Paste: What have you learned from the pandemic? And how dark are any new Heart Har songs?

Tyler: Well, “Waves of Ecstasy” was the only one written in the pandemic. And for me, it’s put me more in touch with the spiritual side, and also the softer side of my voice, like he falsetto on “Waves.” This album was pretty rocking and immediate, and now I wanna explore something more complex, stuff that’s not as obvious.

Shane: I think that for my new writing that I’ve been doing during this time, a lot of it has been more…uplifting, I guess? It just seems like everything I want to sit down and start work on is coming out pretty optimistic-sounding and very positive. So I feel like I wanna make more of that stuff, but also keep it more in our realm of spooky and mysterious.

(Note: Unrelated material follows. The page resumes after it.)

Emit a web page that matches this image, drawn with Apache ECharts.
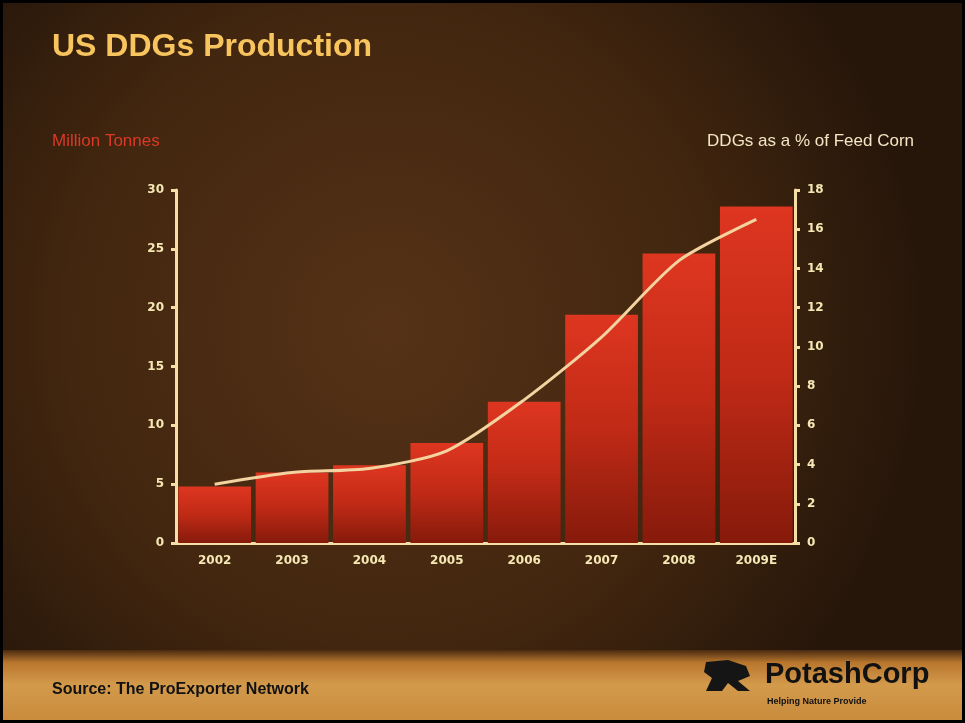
<!DOCTYPE html>
<html><head><meta charset="utf-8">
<script src="https://cdn.jsdelivr.net/npm/echarts@6/dist/echarts.min.js"></script>
<style>html,body{margin:0;padding:0;background:#000}#c{width:965px;height:723px}</style>
</head><body><div id="c"></div>
<script>
const categories = ['2002','2003','2004','2005','2006','2007','2008','2009E'];
const productionMt = [4.8, 6.0, 6.6, 8.5, 12.0, 19.4, 24.6, 28.6];
const pctFeedCorn = [3.0, 3.6, 3.8, 4.7, 7.3, 10.5, 14.4, 16.5];

const chart = echarts.init(document.getElementById('c'), null, {renderer:'canvas'});
const cream = '#f6dfa6';
const lbl = {color:'#f5e8b4', fontFamily:'DejaVu Sans', fontWeight:'bold', fontSize:12};
chart.setOption({
  animation:false,
  backgroundColor:'#000',
  graphic:[
    {type:'rect', z:-10, shape:{x:3,y:3,width:959,height:717},
     style:{fill:{type:'radial', x:0.4, y:0.45, r:0.75,
       colorStops:[{offset:0,color:'#553217'},{offset:0.6,color:'#42260f'},{offset:1,color:'#26160a'}]}}},
    {type:'rect', z:-9, shape:{x:3,y:650,width:959,height:70},
     style:{fill:{type:'linear',x:0,y:0,x2:0,y2:1,
       colorStops:[{offset:0,color:'#4a2a10'},{offset:0.18,color:'#b9772e'},{offset:0.5,color:'#d39a4c'},{offset:1,color:'#c98b3c'}]}}},
    {type:'text', left:52, top:31, style:{text:'US DDGs Production', fill:'#f7c45e', font:'bold 32px "Liberation Sans", Arial, sans-serif'}},
    {type:'text', left:52, top:133, style:{text:'Million Tonnes', fill:'#d83a26', font:'17px "Liberation Sans", Arial, sans-serif'}},
    {type:'text', right:51, top:133, style:{text:'DDGs as a % of Feed Corn', fill:'#f4e6c4', font:'17px "Liberation Sans", Arial, sans-serif'}},
    {type:'text', left:52, top:682, style:{text:'Source: The ProExporter Network', fill:'#111', font:'bold 16px "Liberation Sans", Arial, sans-serif'}},
    {type:'polygon', shape:{points:[[706,662],[728,660],[746,666],[750,676],[738,681],[750,691],[738,691],[728,683],[722,691],[706,691],[712,678],[704,672]]},
     style:{fill:'#151515'}},
    {type:'text', left:765, top:660, style:{text:'PotashCorp', fill:'#111', font:'bold 29px "Liberation Sans Narrow", "Liberation Sans", Arial, sans-serif'}},
    {type:'text', left:767, top:697, style:{text:'Helping Nature Provide', fill:'#111', font:'bold 9px "Liberation Sans", Arial, sans-serif'}}
  ],
  grid:{left:176, right:170, top:190, bottom:180, containLabel:false},
  xAxis:{type:'category', data:categories,
    axisLine:{lineStyle:{color:cream, width:3}},
    axisTick:{show:false},
    axisLabel:Object.assign({margin:12}, lbl),
    splitLine:{show:false}},
  yAxis:[
    {type:'value', min:0, max:30, interval:5, position:'left',
     axisLine:{show:true, lineStyle:{color:cream, width:3}},
     axisTick:{show:true, length:5, lineStyle:{color:cream, width:3}},
     axisLabel:Object.assign({margin:12}, lbl),
     splitLine:{show:false}},
    {type:'value', min:0, max:18, interval:2, position:'right',
     axisLine:{show:true, lineStyle:{color:cream, width:3}},
     axisTick:{show:true, length:5, lineStyle:{color:cream, width:3}},
     axisLabel:Object.assign({margin:12}, lbl),
     splitLine:{show:false}}
  ],
  series:[
    {type:'bar', data:productionMt, yAxisIndex:0, barCategoryGap:'6%',
     itemStyle:{color:{type:'linear',x:0,y:0,x2:0,y2:1,
       colorStops:[{offset:0,color:'#de3620'},{offset:0.5,color:'#c02a16'},{offset:1,color:'#861a0b'}]}}},
    {type:'line', data:pctFeedCorn, yAxisIndex:1, smooth:0.25, showSymbol:false, symbol:'none',
     lineStyle:{color:'#f3d3a0', width:3}, z:5}
  ]
});
</script></body></html>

Paste: Final comment on Hearty Har—it’s good that it took you this long to release your debut. Because the time just feels right.

Shane: Yeah. And it was out of our hands, almost.

Tyler: There was kind of an intense moment. We were in New York two falls ago, and the album was pretty much done except for “Waves of Ecstasy.” And we were like, “What the hell are we gonna do?” Because we knew what it was, and we had put everything into it, and I was getting really worried, like, “Is this something that’s even gonna work? Because I don’t know if I can keep producing this kind of music with nothing happening—I’ve got to make something happen.” I was really flustered. But then the next day, our mom and dad had a dinner with this guy David Spero and a couple of people from BMG, and the next morning we were having a meeting with BMG. And it was like, “Wow!” It just kind of happened out of nowhere, at least the first sep, It was really weird.

Shane: And at he end of that year, when we were actually in the New York BMG offices and meeting David, thats’s when it really all started happening. “We were like, “Okay. This is REAL now. This is gonna be a thing.”